- [Instructions for the task]:
Only the lines from the top of the listing below to the line that has "const latpOffset = 100;" should be echoed, with both ends kept and pictures left out.

________________

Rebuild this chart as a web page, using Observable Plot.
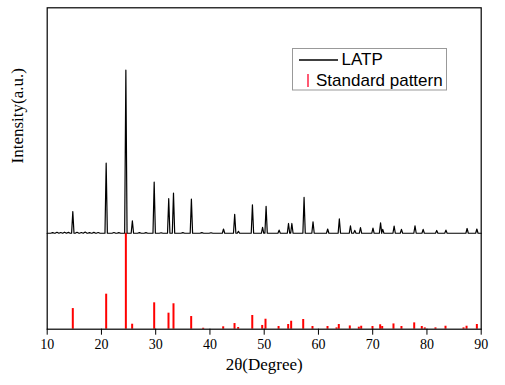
<!DOCTYPE html>
<html><head><meta charset="utf-8">
<script src="https://cdn.jsdelivr.net/npm/d3@7"></script>
<script src="https://cdn.jsdelivr.net/npm/@observablehq/plot@0.6"></script>
<style>
html,body{margin:0;padding:0;background:#fff;}
#wrap{position:relative;width:505px;height:385px;overflow:hidden;}
#wrap svg text{font-family:'Liberation Serif','Times New Roman',serif;}
#legend{position:absolute;left:0;top:0;pointer-events:none;}
#legend text{font-family:'Liberation Sans',Arial,sans-serif !important;}
</style></head><body><div id="wrap"></div>
<script>
// x-axis ticks
const xTicks = [10, 20, 30, 40, 50, 60, 70, 80, 90];

// Standard pattern (red sticks): 2θ positions and relative intensities (%)
const stdPos = [14.72, 20.87, 24.5, 25.66, 29.72, 32.36, 33.28, 36.54, 38.75, 42.44, 44.53, 45.2, 47.8, 49.63, 50.24, 52.65, 54.42, 54.97, 57.19, 58.9, 61.67, 63.33, 63.75, 65.78, 67.44, 67.88, 69.96, 71.38, 71.75, 73.83, 75.3, 77.65, 79.05, 79.6, 81.57, 83.42, 86.74, 87.3, 89.2];
const stdInt = [21.5, 36.5, 100, 5.2, 27.5, 16.7, 26.5, 13.2, 1.0, 2.5, 5.9, 1.8, 14.3, 3.9, 10.4, 2.8, 4.9, 8.3, 10.1, 2.8, 2.8, 1.4, 4.9, 3.4, 2.1, 3.1, 2.8, 4.6, 2.8, 5.5, 2.8, 6.6, 2.8, 1.4, 1.4, 3.1, 1.4, 3.1, 4.9];

// LATP measured pattern: peak positions and heights (a.u.)
const latpPos = [14.72, 20.87, 24.5, 25.7, 29.72, 32.4, 33.28, 36.58, 42.5, 44.56, 45.25, 47.83, 49.7, 50.35, 52.75, 54.48, 55.1, 57.35, 59.0, 61.7, 63.85, 65.9, 66.7, 67.75, 70.05, 71.45, 71.85, 73.95, 75.3, 77.8, 79.3, 81.8, 83.5, 87.4, 89.2];
const latpInt = [22.7, 73, 170, 13, 53.3, 36, 41.9, 35.6, 4.4, 19.8, 2, 29.7, 6.2, 28.1, 3.3, 10.2, 10.2, 37.3, 12, 4.4, 14.9, 7.8, 3, 6, 5.4, 10.9, 4, 7.5, 4, 7.8, 4, 2.9, 3.3, 5, 4.4];
// small background wiggles of the LATP trace
const bgPos = [11.0, 11.8, 12.5, 13.2, 13.9, 15.5, 16.3, 17.0, 17.8, 18.6, 19.4, 22.3, 23.2, 27.0, 28.2, 31.0, 35.0, 38.5, 40.2];
const bgInt = [0.7, 1.0, 0.8, 1.1, 0.9, 1.0, 0.8, 1.2, 0.7, 0.9, 0.8, 0.8, 0.6, 0.7, 0.6, 0.5, 0.6, 0.7, 0.5];
const latpOffset = 100;

const stdData = stdPos.map((x, i) => ({x, y: stdInt[i]}));
const peaks = latpPos.map((x, i) => ({x, h: latpInt[i], w: 0.22}))
  .concat(bgPos.map((x, i) => ({x, h: bgInt[i], w: 0.35})))
  .sort((a, b) => a.x - b.x);
const latpLine = [{x: 10, y: latpOffset}];
for (const p of peaks) {
  latpLine.push({x: p.x - p.w, y: latpOffset});
  latpLine.push({x: p.x, y: latpOffset + p.h});
  latpLine.push({x: p.x + p.w, y: latpOffset});
}
latpLine.push({x: 90, y: latpOffset});

const serif = "'Liberation Serif','Times New Roman',serif";
const chart = Plot.plot({
  width: 505,
  height: 385,
  marginLeft: 46.7,
  marginRight: 24.3,
  marginTop: 7.3,
  marginBottom: 56.3,
  style: {fontFamily: serif, fontSize: "14px", color: "#000", background: "#fff"},
  x: {domain: [10, 90], label: null},
  y: {domain: [0, 335], axis: null},
  marks: [
    Plot.ruleX(stdData, {x: "x", y1: 0, y2: "y", stroke: "#ff0000", strokeWidth: 2}),
    Plot.line(latpLine, {x: "x", y: "y", stroke: "#000", strokeWidth: 1.2}),
    Plot.frame({stroke: "#000", strokeWidth: 1.2}),
    Plot.axisX({ticks: xTicks, tickSize: 6, tickPadding: 4, tickFormat: d => String(d), fontSize: 14, fontFamily: serif, fill: "#000", stroke: "#000", label: null}),
    Plot.text(["2θ(Degree)"], {frameAnchor: "bottom", dy: 41, fontSize: 17, fontFamily: serif, fill: "#000"}),
    Plot.text(["Intensity(a.u.)"], {frameAnchor: "left", rotate: -90, dx: -30, dy: -5, fontSize: 17, fontFamily: serif, fill: "#000"})
  ]
});
d3.select(chart).selectAll("text").style("font-family", serif).style("font-variant", "normal");
const wrap = document.getElementById("wrap");
wrap.appendChild(chart);

// legend overlay
const ns = "http://www.w3.org/2000/svg";
const lg = document.createElementNS(ns, "svg");
lg.setAttribute("id", "legend");
lg.setAttribute("width", 505);
lg.setAttribute("height", 385);
lg.innerHTML = `
<rect x="292.5" y="48.5" width="154" height="41.5" fill="#fff" stroke="#999" stroke-width="1"/>
<line x1="299" x2="338" y1="60" y2="60" stroke="#000" stroke-width="1.3"/>
<text x="341.5" y="64.5" font-size="17" fill="#000">LATP</text>
<line x1="308" x2="308" y1="74" y2="87" stroke="#ff3050" stroke-width="1.6"/>
<text x="316" y="86" font-size="17" fill="#000">Standard pattern</text>`;
wrap.appendChild(lg);
</script></body></html>
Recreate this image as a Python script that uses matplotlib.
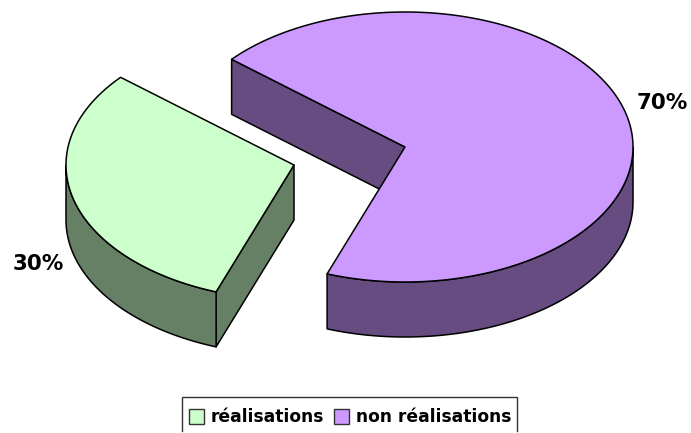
import numpy as np
import matplotlib
matplotlib.use('Agg')
import matplotlib.pyplot as plt
from matplotlib.patches import Polygon, Rectangle

#-------------------------------------------------------------------------
# data, labels are rounded, the slices read about 30.7 / 69.3 on the picture
names = ['réalisations', 'non réalisations']
shares = [30.7, 69.3]
share_labels = ['30%', '70%']
# styles
top_colors = ['#CCFFCC', '#CC99FF']
wall_colors = ['#668066', '#664C80']
centers = [(294, 165), (405, 147)]
label_pos = [(38, 264), (662, 103)]
start_angle = 139.5  # where the first slice starts, degrees ccw
rx, ry, depth = 228, 135, 55
#-------------------------------------------------------------------------


def rim(c, a0, a1):
    # points on the top ellipse, y axis points down
    t = np.radians(np.linspace(a0, a1, max(int(abs(a1 - a0)) * 2, 2)))
    return np.column_stack((c[0] + rx*np.cos(t), c[1] - ry*np.sin(t)))


def add_poly(ax, pts, color):
    ax.add_patch(Polygon(pts, closed=True, facecolor=color, edgecolor='black',
                         linewidth=1.1, joinstyle='round'))


fig = plt.figure(figsize=(6.91, 4.33), dpi=100)
ax = fig.add_axes([0, 0, 1, 1])
ax.set_xlim(0, 691)
ax.set_ylim(433, 0)
ax.axis('off')

a0 = start_angle
for i in range(len(shares)):
    a1 = a0 + shares[i]*3.6
    c = np.array(centers[i])
    down = np.array([0, depth])

    # straight side walls that face the viewer
    for a, normal in ((a0, a0 - 90), (a1, a1 + 90)):
        if np.sin(np.radians(normal)) < 0:
            p = rim(c, a, a)[0]
            add_poly(ax, [c, p, p + down, c + down], wall_colors[i])

    # outer wall, only the front half of the rim
    for k in (0, 360):
        lo, hi = max(a0, 180 + k), min(a1, 360 + k)
        if lo < hi:
            arc = rim(c, lo, hi)
            add_poly(ax, np.vstack((arc, arc[::-1] + down)), wall_colors[i])

    # top face
    add_poly(ax, np.vstack((c, rim(c, a0, a1))), top_colors[i])

    ax.text(label_pos[i][0], label_pos[i][1], share_labels[i], fontsize=15.5,
            fontweight='bold', ha='center', va='center', family='DejaVu Sans')
    a0 = a1

# legend box, the image cuts it off at the bottom
ax.plot([182, 182, 517, 517], [431, 397, 397, 431], color='#333333', lw=1.0,
        solid_joinstyle='miter')
swatch_x = [189, 334]
text_x = [211, 356]
for i in range(len(names)):
    ax.add_patch(Rectangle((swatch_x[i], 409), 15, 15, facecolor=top_colors[i],
                           edgecolor='#333333', linewidth=1.0))
    ax.text(text_x[i], 417, names[i], fontsize=12.3, fontweight='bold',
            ha='left', va='center', family='DejaVu Sans')

fig.savefig('out.png', dpi=100)
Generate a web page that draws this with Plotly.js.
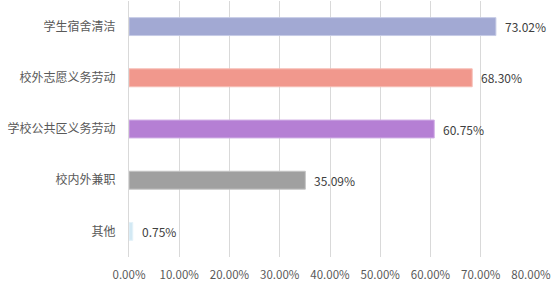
<!DOCTYPE html>
<html><head><meta charset="utf-8">
<script src="https://cdn.plot.ly/plotly-3.0.1.min.js"></script>
<style>html,body{margin:0;padding:0;background:#fff;}#c{width:551px;height:283px;}</style>
</head><body><div id="c"></div>
<script>
const categories = ["学生宿舍清洁","校外志愿义务劳动","学校公共区义务劳动","校内外兼职","其他"];
const values = [73.02, 68.30, 60.75, 35.09, 0.75];
const barColors = ["#A2A9D3","#F1988D","#B57FD4","#A0A0A0","#D3E9F4"];
const lineColors = ["#C6CBE6","#F6BDB5","#D2B0E6","#C4C4C4","#E4F2F9"];
const tickVals = [0,10,20,30,40,50,60,70,80];
const tickText = ["0.00%","10.00%","20.00%","30.00%","40.00%","50.00%","60.00%","70.00%","80.00%"];

const annotations = values.map((v, i) => ({
  x: v, y: categories[i], xref: "x", yref: "y",
  text: v.toFixed(2) + "%", showarrow: false,
  xanchor: "left", yanchor: "middle", xshift: 7,
  font: {family: "Noto Sans CJK SC, Noto Sans, sans-serif", size: 12, color: "#404040"}
}));

Plotly.newPlot("c", [{
  type: "bar",
  orientation: "h",
  y: categories,
  x: values,
  width: 0.35,
  marker: {color: barColors, line: {color: lineColors, width: 1}},
  hoverinfo: "none"
}], {
  width: 551, height: 283,
  margin: {l: 129, r: 20, t: 1, b: 26},
  paper_bgcolor: "#fff", plot_bgcolor: "#fff",
  showlegend: false,
  font: {family: "Noto Sans CJK SC, Noto Sans, sans-serif", size: 12, color: "#595959"},
  annotations: annotations,
  xaxis: {
    range: [0, 80.001], tickvals: tickVals, ticktext: tickText,
    showgrid: true, gridcolor: "#D9D9D9", gridwidth: 1,
    zeroline: false, showline: false, ticks: "",
    ticklabelstandoff: 9, ticklabeloverflow: "allow",
    tickfont: {size: 11.5, color: "#595959"},
    fixedrange: true
  },
  yaxis: {
    autorange: "reversed",
    showgrid: false, zeroline: false, showline: true, linecolor: "#D9D9D9", linewidth: 1,
    ticks: "", ticklabelstandoff: 10,
    tickfont: {size: 12, color: "#595959"},
    fixedrange: true
  },
  bargap: 0.65
}, {displayModeBar: false, staticPlot: true});
</script></body></html>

________________

- [Full answer]:
Rebuild this chart as a web page, using Observable Plot.
<!DOCTYPE html>
<html><head><meta charset="utf-8">
<script src="https://cdn.jsdelivr.net/npm/d3@7"></script>
<script src="https://cdn.jsdelivr.net/npm/@observablehq/plot@0.6"></script>
<style>
html,body{margin:0;padding:0;background:#fff;}
#wrap{position:relative;width:505px;height:385px;overflow:hidden;}
#wrap svg text{font-family:'Liberation Serif','Times New Roman',serif;}
#legend{position:absolute;left:0;top:0;pointer-events:none;}
#legend text{font-family:'Liberation Sans',Arial,sans-serif !important;}
</style></head><body><div id="wrap"></div>
<script>
// x-axis ticks
const xTicks = [10, 20, 30, 40, 50, 60, 70, 80, 90];

// Standard pattern (red sticks): 2θ positions and relative intensities (%)
const stdPos = [14.72, 20.87, 24.5, 25.66, 29.72, 32.36, 33.28, 36.54, 38.75, 42.44, 44.53, 45.2, 47.8, 49.63, 50.24, 52.65, 54.42, 54.97, 57.19, 58.9, 61.67, 63.33, 63.75, 65.78, 67.44, 67.88, 69.96, 71.38, 71.75, 73.83, 75.3, 77.65, 79.05, 79.6, 81.57, 83.42, 86.74, 87.3, 89.2];
const stdInt = [21.5, 36.5, 100, 5.2, 27.5, 16.7, 26.5, 13.2, 1.0, 2.5, 5.9, 1.8, 14.3, 3.9, 10.4, 2.8, 4.9, 8.3, 10.1, 2.8, 2.8, 1.4, 4.9, 3.4, 2.1, 3.1, 2.8, 4.6, 2.8, 5.5, 2.8, 6.6, 2.8, 1.4, 1.4, 3.1, 1.4, 3.1, 4.9];

// LATP measured pattern: peak positions and heights (a.u.)
const latpPos = [14.72, 20.87, 24.5, 25.7, 29.72, 32.4, 33.28, 36.58, 42.5, 44.56, 45.25, 47.83, 49.7, 50.35, 52.75, 54.48, 55.1, 57.35, 59.0, 61.7, 63.85, 65.9, 66.7, 67.75, 70.05, 71.45, 71.85, 73.95, 75.3, 77.8, 79.3, 81.8, 83.5, 87.4, 89.2];
const latpInt = [22.7, 73, 170, 13, 53.3, 36, 41.9, 35.6, 4.4, 19.8, 2, 29.7, 6.2, 28.1, 3.3, 10.2, 10.2, 37.3, 12, 4.4, 14.9, 7.8, 3, 6, 5.4, 10.9, 4, 7.5, 4, 7.8, 4, 2.9, 3.3, 5, 4.4];
// small background wiggles of the LATP trace
const bgPos = [11.0, 11.8, 12.5, 13.2, 13.9, 15.5, 16.3, 17.0, 17.8, 18.6, 19.4, 22.3, 23.2, 27.0, 28.2, 31.0, 35.0, 38.5, 40.2];
const bgInt = [0.7, 1.0, 0.8, 1.1, 0.9, 1.0, 0.8, 1.2, 0.7, 0.9, 0.8, 0.8, 0.6, 0.7, 0.6, 0.5, 0.6, 0.7, 0.5];
const latpOffset = 100;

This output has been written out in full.